I was thinking about knob too, but users are rarely going to touch it,
so if we go for opt-in it will mostly be unused except by few folks.
So I think it's better to go with this approach unconditionally,
but first I'd like to see the performance numbers in how it regresses
the common case. AF_XDP's empty prog that does 'return XDP_PASS' is
a rare case and imo not worth optimizing for, but I see a lot of value
if this approach allows to lift tail_call vs bpf2bpf restriction.

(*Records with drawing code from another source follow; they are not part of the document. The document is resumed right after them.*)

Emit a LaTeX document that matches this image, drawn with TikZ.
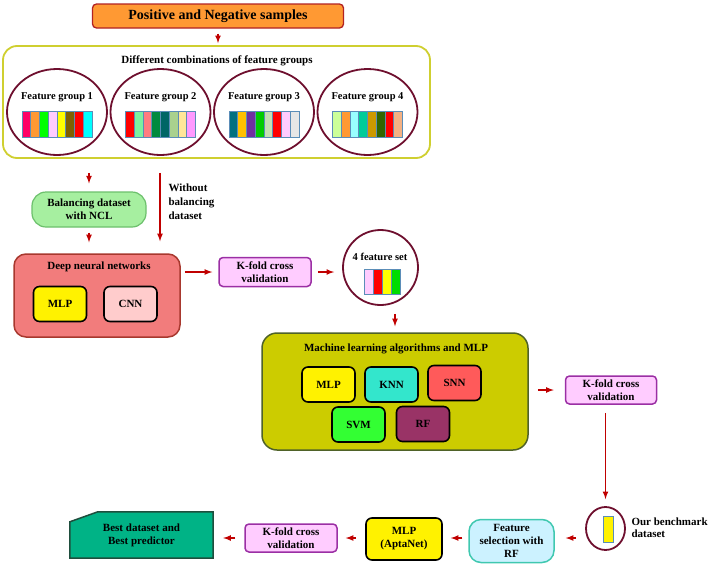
\documentclass[tikz,border=0pt]{standalone}
\usepackage{fontspec}
\setmainfont{Liberation Serif}
\usetikzlibrary{positioning,arrows,shapes,backgrounds}
\definecolor{samplesfill}{HTML}{FF9933}
\definecolor{samplesline}{HTML}{B22222}
\definecolor{combline}{HTML}{CFCF30}
\definecolor{ringcol}{HTML}{6E0F2E}
\definecolor{barline}{HTML}{5B8DB8}
\definecolor{balfill}{HTML}{A6EFA0}
\definecolor{balline}{HTML}{6CC06C}
\definecolor{dnnfill}{HTML}{F27C7C}
\definecolor{dnnline}{HTML}{A8382E}
\definecolor{cnnfill}{HTML}{FFCCCC}
\definecolor{kfoldfill}{HTML}{FFCCFF}
\definecolor{kfoldline}{HTML}{9B2FA4}
\definecolor{mlfill}{HTML}{CCCC00}
\definecolor{mlline}{HTML}{4F6228}
\definecolor{knnfill}{HTML}{33E6CC}
\definecolor{snnfill}{HTML}{FF5A5A}
\definecolor{svmfill}{HTML}{33FF33}
\definecolor{rffill}{HTML}{993366}
\definecolor{fselfill}{HTML}{CCF2FF}
\definecolor{fselline}{HTML}{40C8B0}
\definecolor{bestfill}{HTML}{00B386}
\definecolor{bestline}{HTML}{1F4E3D}
\definecolor{linkred}{HTML}{C00000}
\tikzset{
  block/.style = {shape=rectangle, rounded corners=4pt, draw, align=center, inner sep=2pt},
  algo/.style  = {block, draw=black, line width=1.6pt, rounded corners=6pt,
                  minimum width=53pt, minimum height=35pt},
  kfold/.style = {block, fill=kfoldfill, draw=kfoldline, line width=1.5pt,
                  minimum width=92pt, minimum height=29pt},
  ring/.style  = {ellipse, draw=ringcol, line width=1.8pt, inner sep=0pt},
  link/.style  = {draw=linkred, line width=1.6pt, -latex},
}

\begin{document}
\begin{tikzpicture}[
        x = 1pt, y = -1pt,
        every node/.style = {font=\bfseries\fontsize{11}{13}\selectfont},
    ]
    \useasboundingbox (0,0) rectangle (709,568);

    % input and feature groups
    \node [block, fill=samplesfill, draw=samplesline, line width=1.3pt,
           minimum width=251pt, minimum height=24pt,
           font=\bfseries\fontsize{14}{16}\selectfont] (samples) at (218,16) {Positive and Negative samples};
    \node [block, draw=combline, line width=1.8pt, rounded corners=14pt,
           minimum width=427pt, minimum height=112pt] (comb) at (216.5,102) {};
    \node (combtitle) at (217,61) {Different combinations of feature groups};
    \foreach \g/\gx/\cols in {
        1/57/{FF0066,FF9933,00FF00,FFCCFF,FFFF00,7F6000,FF0000,00FFFF},
        2/160.5/{FF0000,7CF0A0,FF7C80,008A3E,006666,A9D18E,FFE699,FF99FF},
        3/264/{00707F,FFC000,7030A0,00CC00,C5E0B4,FF0000,FFCCFF,E7E6E6},
        4/367.5/{CCFF99,FF9933,99FFFF,00CC99,CC9900,336600,FF0000,F4B183}}{
      \node [ring, minimum width=100pt, minimum height=86pt] (grp\g) at (\gx,112) {};
      \node [font=\bfseries\fontsize{10.5}{12}\selectfont] (grplbl\g) at (\gx,97) {Feature group \g};
      \foreach \c [count=\k] in \cols {
        \edef\tmpcol{\noexpand\definecolor{stripe}{HTML}{\c}}\tmpcol
        \filldraw [fill=stripe, draw=barline, line width=0.6pt]
          ({\gx-35+(\k-1)*8.75},111) rectangle ++(8.75,26);
      }
    }
    \draw [link, shorten <=5pt, shorten >=2pt] (samples.south) -- (samples.south |- comb.north);

    % balancing and deep networks
    \node [block, fill=balfill, draw=balline, line width=1.2pt, rounded corners=14pt,
           minimum width=114pt, minimum height=35pt] (ncl) at (89,209.5) {Balancing dataset\\with NCL};
    \node [align=left, anchor=north west, font=\bfseries\fontsize{11}{14}\selectfont]
          (nobal) at (165,180) {Without\\balancing\\dataset};
    \coordinate (wo) at (160,0);
    \node [block, fill=dnnfill, draw=dnnline, line width=1.5pt, rounded corners=12pt,
           minimum width=166pt, minimum height=83pt] (dnn) at (97,295.5) {};
    \node (dnntitle) at (99,267) {Deep neural networks};
    \node [algo, fill=yellow] (dnnmlp) at (60,304) {MLP};
    \node [algo, fill=cnnfill] (cnn) at (130.5,304) {CNN};
    \draw [link, shorten <=14pt, shorten >=8pt] (comb.south -| ncl) -- (ncl.north);
    \draw [link, shorten <=5pt, shorten >=11pt] (ncl.south) -- (ncl.south |- dnn.north);
    \draw [link, shorten <=14pt, shorten >=12pt] (wo |- comb.south) -- (wo |- dnn.north);

    % first validation and feature set
    \node [kfold] (kfold1) at (265,272) {K-fold cross\\validation};
    \node [ring, minimum size=75pt] (fourset) at (380.5,267.5) {};
    \node [font=\bfseries\fontsize{10.5}{12}\selectfont] (fstitle) at (380,257) {4 feature set};
    \foreach \c [count=\k] in {FFCCFF,FF0000,FFFF00,00DD00} {
      \edef\tmpcol{\noexpand\definecolor{stripe}{HTML}{\c}}\tmpcol
      \filldraw [fill=stripe, draw=barline, line width=0.6pt]
        ({364+(\k-1)*9},269) rectangle ++(9,25);
    }
    \draw [link, shorten <=4pt, shorten >=6pt] (kfold1.west -| dnn.east) -- (kfold1.west);
    \draw [link, shorten <=6pt, shorten >=8pt] (kfold1.east) -- (kfold1.east -| fourset.west);

    % machine learning block
    \node [block, fill=mlfill, draw=mlline, line width=1.5pt, rounded corners=15pt,
           minimum width=266pt, minimum height=117pt] (ml) at (395,391.5) {};
    \node (mltitle) at (396,349) {Machine learning algorithms and MLP};
    \node [algo, fill=yellow] (mlmlp) at (328.5,384.5) {MLP};
    \node [algo, fill=knnfill] (knn) at (391.5,384.5) {KNN};
    \node [algo, fill=snnfill] (snn) at (454.5,383) {SNN};
    \node [algo, fill=svmfill] (svm) at (358.5,424.5) {SVM};
    \node [algo, fill=rffill] (rf) at (423,424) {RF};
    \draw [link, shorten <=8pt, shorten >=6pt] (fourset.south -| ml) -- (ml.north);
    \node [kfold, minimum width=91pt, minimum height=28pt] (kfold2) at (611,390) {K-fold cross\\validation};
    \draw [link, shorten <=9pt, shorten >=11pt] (ml.east |- kfold2.west) -- (kfold2.west);

    % benchmark and final steps
    \node [ring, minimum width=39pt, minimum height=43pt] (bench) at (605.5,528.5) {};
    \filldraw [fill=yellow, draw=barline, line width=0.6pt] (603,516) rectangle (613,542);
    \node [align=left, anchor=west, font=\bfseries\fontsize{11}{12}\selectfont]
          (benchtxt) at (628,528) {Our benchmark\\dataset};
    \draw [link, shorten <=8pt, shorten >=7pt] (bench.north |- kfold2.south) -- (bench.north);

    \node [block, fill=fselfill, draw=fselline, line width=1.5pt, rounded corners=12pt,
           minimum width=85pt, minimum height=43pt] (fsel) at (511.5,541) {Feature\\selection with\\RF};
    \node [algo, fill=yellow, minimum width=76pt, minimum height=42pt] (apta) at (404,539) {MLP\\(AptaNet)};
    \node [kfold, minimum width=92pt, minimum height=28pt] (kfold3) at (291,538) {K-fold cross\\validation};
    \node [minimum width=143pt, minimum height=46pt, align=center] (best) at (141.5,535) {Best dataset and\\Best predictor};
    \begin{scope}[on background layer]
      \filldraw [fill=bestfill, draw=bestline, line width=1.5pt]
        (best.south west) -- ([yshift=-10pt]best.north west) -- ([xshift=28pt]best.north west)
        -- (best.north east) -- (best.south east) -- cycle;
    \end{scope}
    \draw [link, shorten <=9pt, shorten >=11pt] (bench.west |- kfold3) -- (fsel.east |- kfold3);
    \draw [link, shorten <=6pt, shorten >=8pt] (fsel.west |- kfold3) -- (apta.east |- kfold3);
    \draw [link, shorten <=9pt, shorten >=8pt] (apta.west |- kfold3) -- (kfold3.east);
    \draw [link, shorten <=9pt, shorten >=10pt] (kfold3.west) -- (best.east |- kfold3);
\end{tikzpicture}
\end{document}
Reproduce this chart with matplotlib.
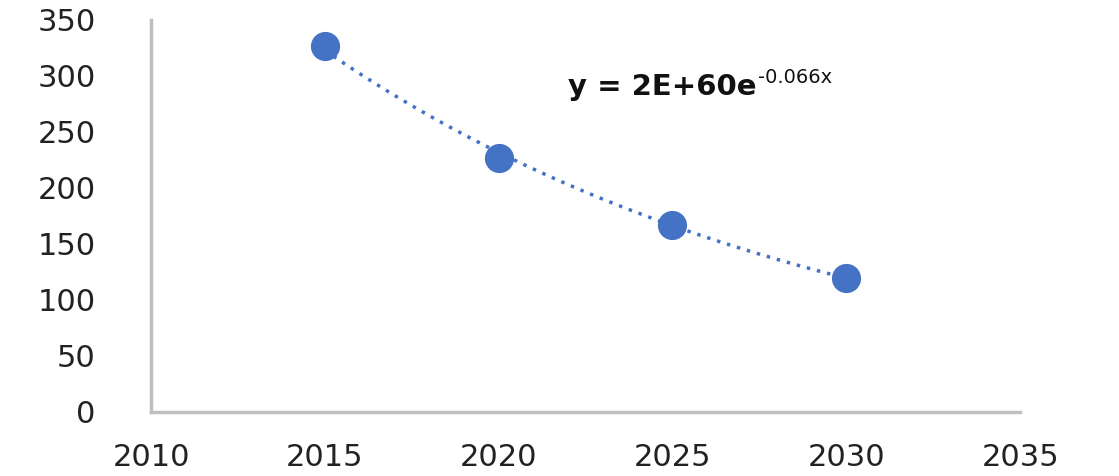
import numpy as np
import matplotlib.pyplot as plt

years = [2015, 2020, 2025, 2030]
values = [327, 227, 167, 120]
x_ticks = [2010, 2015, 2020, 2025, 2030, 2035]
y_ticks = [0, 50, 100, 150, 200, 250, 300, 350]
eq_base = "y = 2E+60e"
eq_power = "-0.066x"

blue = "#4472C4"

fig = plt.figure(figsize=(11.19, 4.76), dpi=100)
ax = fig.add_axes([0.135, 0.1345, 0.7766, 0.8235])

# exponential trendline fitted to the points
b, ln_a = np.polyfit(years, np.log(values), 1)
xs = np.linspace(years[0], years[-1], 100)
ax.plot(xs, np.exp(ln_a) * np.exp(b * xs), color=blue, lw=2.5, ls=(0, (1, 2)), zorder=2)
ax.plot(years, values, "o", color=blue, ms=20, zorder=3)

ax.set_xlim(2010, 2035)
ax.set_ylim(0, 350)
ax.set_xticks(x_ticks)
ax.set_yticks(y_ticks)
ax.tick_params(length=0, labelsize=22, colors="#222222")
ax.tick_params(axis="x", pad=22)
ax.tick_params(axis="y", pad=40)

for s in ["top", "right"]:
    ax.spines[s].set_visible(False)
for s in ["left", "bottom"]:
    ax.spines[s].set_color("#BFBFBF")
    ax.spines[s].set_linewidth(2.5)

t = ax.text(2022.0, 283, eq_base, fontsize=21, fontweight="bold", color="#111111",
            va="baseline")
ax.annotate(eq_power, xy=(1, 0.5), xycoords=t, xytext=(1, 0), textcoords="offset points",
            fontsize=14, color="#111111", ha="left", va="bottom")

fig.savefig("out.png", dpi=100)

It looks to me that bpf2bpf will be able to work. prog_A will call into prog_B
and if that prog does any kind of tail_call that tail_call will
eventually finish and the execution will return to prog_A as normal.
So I'd like to ask for two things:
1. perf numbers for something like progs/bpf_flow.c before and after
2. removal of bpf2bpf vs tail_call restriction and new selftests to prove
that it's working. that will include droping 512 stack clamp.